- **Exercise**: Your task is to copy the listing exactly. Drop any pictures from the copy.

- **Provided material**:
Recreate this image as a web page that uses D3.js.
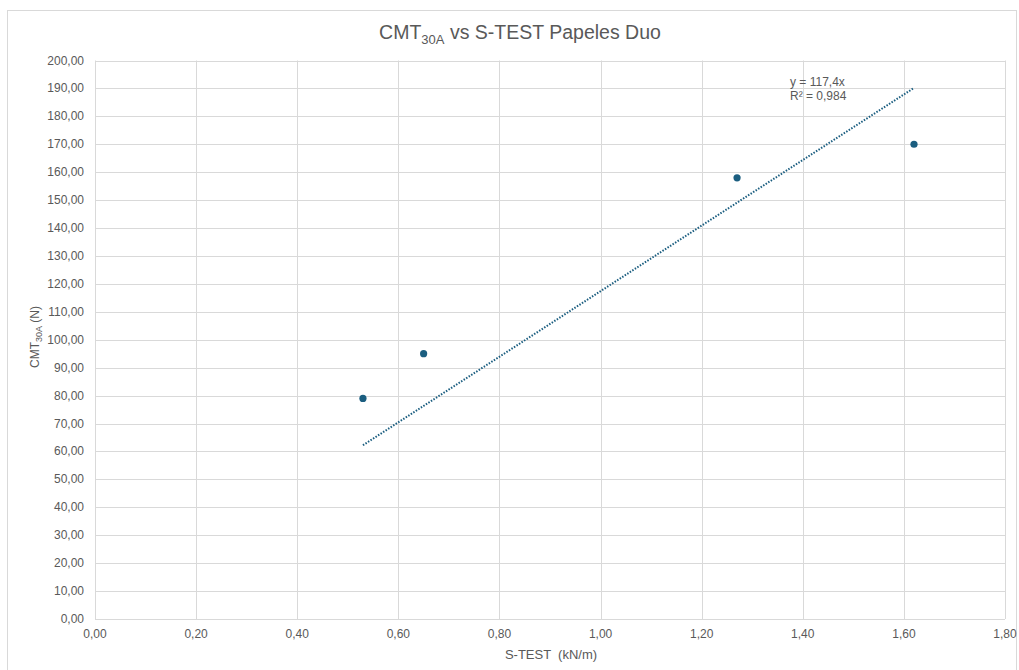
<!DOCTYPE html>
<html><head><meta charset="utf-8">
<script src="https://cdn.jsdelivr.net/npm/d3@7"></script>
<style>body{margin:0;background:#fff;}text{font-family:"Liberation Sans",Arial,sans-serif;}</style>
</head><body>
<svg id="c" width="1019" height="670"></svg>
<script>
const sTest = [0.53, 0.65, 1.27, 1.62];
const cmt = [79, 95, 158, 170];
const slope = 117.4;
const r2Label = "R² = 0,984";
const eqLabel = "y = 117,4x";
const xTicks = [0,0.2,0.4,0.6,0.8,1.0,1.2,1.4,1.6,1.8];
const yTicks = d3.range(0, 201, 10);

const svg = d3.select("#c");
const m = {l:95, r:1005, t:60.5, b:619};
const x = d3.scaleLinear().domain([0,1.8]).range([m.l, m.r]);
const y = d3.scaleLinear().domain([0,200]).range([m.b, m.t]);
const fmt = v => d3.format(".2f")(v).replace(".", ",");
const grid = "#d9d9d9", txt = "#595959", col = "#1b5e80";

svg.append("rect").attr("x",7.5).attr("y",10.5).attr("width",1009).attr("height",670).attr("fill","none").attr("stroke","#d9d9d9");

const g = svg.append("g");
g.selectAll(".gy").data(yTicks).join("line").attr("x1",m.l).attr("x2",m.r)
 .attr("y1",d=>Math.round(y(d))+0.5).attr("y2",d=>Math.round(y(d))+0.5).attr("stroke",grid).attr("stroke-width",1);
g.selectAll(".gx").data(xTicks).join("line").attr("y1",m.t).attr("y2",m.b)
 .attr("x1",d=>Math.round(x(d))+0.5).attr("x2",d=>Math.round(x(d))+0.5).attr("stroke",grid).attr("stroke-width",1);

svg.selectAll(".yl").data(yTicks).join("text").attr("x",84).attr("y",d=>y(d)+4)
 .attr("text-anchor","end").attr("font-size",12).attr("fill",txt).text(fmt);
svg.selectAll(".xl").data(xTicks).join("text").attr("x",d=>x(d)).attr("y",638)
 .attr("text-anchor","middle").attr("font-size",12).attr("fill",txt).text(fmt);

const x0 = d3.min(sTest), x1 = d3.max(sTest);
svg.append("line").attr("x1",x(x0)).attr("y1",y(slope*x0)).attr("x2",x(x1)).attr("y2",y(slope*x1))
 .attr("stroke",col).attr("stroke-width",2).attr("stroke-dasharray","1.5,1.5");

svg.selectAll(".pt").data(sTest).join("circle").attr("cx",d=>x(d)).attr("cy",(d,i)=>y(cmt[i]))
 .attr("r",3.6).attr("fill",col);

svg.append("text").attr("x",790).attr("y",86).attr("font-size",12).attr("fill",txt).text(eqLabel);
svg.append("text").attr("x",790).attr("y",100).attr("font-size",12).attr("fill",txt).text(r2Label);

const t = svg.append("text").attr("x",520).attr("y",39).attr("text-anchor","middle").attr("font-size",19.5).attr("fill",txt);
t.append("tspan").text("CMT");
t.append("tspan").attr("font-size",13).attr("dy",5).text("30A");
t.append("tspan").attr("dy",-5).text(" vs S-TEST Papeles Duo");

svg.append("text").attr("x",551).attr("y",659).attr("text-anchor","middle").attr("font-size",13).attr("fill",txt).attr("xml:space","preserve").text("S-TEST  (kN/m)");

const yt = svg.append("text").attr("transform","translate(39,337) rotate(-90)").attr("text-anchor","middle").attr("font-size",12).attr("fill",txt);
yt.append("tspan").text("CMT");
yt.append("tspan").attr("font-size",9).attr("dy",3).text("30A");
yt.append("tspan").attr("dy",-3).text(" (N)");
</script>
</body></html>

- **Exercise output**:
Recreate this image as a web page that uses D3.js.
<!DOCTYPE html>
<html><head><meta charset="utf-8">
<script src="https://cdn.jsdelivr.net/npm/d3@7"></script>
<style>body{margin:0;background:#fff;}text{font-family:"Liberation Sans",Arial,sans-serif;}</style>
</head><body>
<svg id="c" width="1019" height="670"></svg>
<script>
const sTest = [0.53, 0.65, 1.27, 1.62];
const cmt = [79, 95, 158, 170];
const slope = 117.4;
const r2Label = "R² = 0,984";
const eqLabel = "y = 117,4x";
const xTicks = [0,0.2,0.4,0.6,0.8,1.0,1.2,1.4,1.6,1.8];
const yTicks = d3.range(0, 201, 10);

const svg = d3.select("#c");
const m = {l:95, r:1005, t:60.5, b:619};
const x = d3.scaleLinear().domain([0,1.8]).range([m.l, m.r]);
const y = d3.scaleLinear().domain([0,200]).range([m.b, m.t]);
const fmt = v => d3.format(".2f")(v).replace(".", ",");
const grid = "#d9d9d9", txt = "#595959", col = "#1b5e80";

svg.append("rect").attr("x",7.5).attr("y",10.5).attr("width",1009).attr("height",670).attr("fill","none").attr("stroke","#d9d9d9");

const g = svg.append("g");
g.selectAll(".gy").data(yTicks).join("line").attr("x1",m.l).attr("x2",m.r)
 .attr("y1",d=>Math.round(y(d))+0.5).attr("y2",d=>Math.round(y(d))+0.5).attr("stroke",grid).attr("stroke-width",1);
g.selectAll(".gx").data(xTicks).join("line").attr("y1",m.t).attr("y2",m.b)
 .attr("x1",d=>Math.round(x(d))+0.5).attr("x2",d=>Math.round(x(d))+0.5).attr("stroke",grid).attr("stroke-width",1);

svg.selectAll(".yl").data(yTicks).join("text").attr("x",84).attr("y",d=>y(d)+4)
 .attr("text-anchor","end").attr("font-size",12).attr("fill",txt).text(fmt);
svg.selectAll(".xl").data(xTicks).join("text").attr("x",d=>x(d)).attr("y",638)
 .attr("text-anchor","middle").attr("font-size",12).attr("fill",txt).text(fmt);

const x0 = d3.min(sTest), x1 = d3.max(sTest);
svg.append("line").attr("x1",x(x0)).attr("y1",y(slope*x0)).attr("x2",x(x1)).attr("y2",y(slope*x1))
 .attr("stroke",col).attr("stroke-width",2).attr("stroke-dasharray","1.5,1.5");

svg.selectAll(".pt").data(sTest).join("circle").attr("cx",d=>x(d)).attr("cy",(d,i)=>y(cmt[i]))
 .attr("r",3.6).attr("fill",col);

svg.append("text").attr("x",790).attr("y",86).attr("font-size",12).attr("fill",txt).text(eqLabel);
svg.append("text").attr("x",790).attr("y",100).attr("font-size",12).attr("fill",txt).text(r2Label);

const t = svg.append("text").attr("x",520).attr("y",39).attr("text-anchor","middle").attr("font-size",19.5).attr("fill",txt);
t.append("tspan").text("CMT");
t.append("tspan").attr("font-size",13).attr("dy",5).text("30A");
t.append("tspan").attr("dy",-5).text(" vs S-TEST Papeles Duo");

svg.append("text").attr("x",551).attr("y",659).attr("text-anchor","middle").attr("font-size",13).attr("fill",txt).attr("xml:space","preserve").text("S-TEST  (kN/m)");

const yt = svg.append("text").attr("transform","translate(39,337) rotate(-90)").attr("text-anchor","middle").attr("font-size",12).attr("fill",txt);
yt.append("tspan").text("CMT");
yt.append("tspan").attr("font-size",9).attr("dy",3).text("30A");
yt.append("tspan").attr("dy",-3).text(" (N)");
</script>
</body></html>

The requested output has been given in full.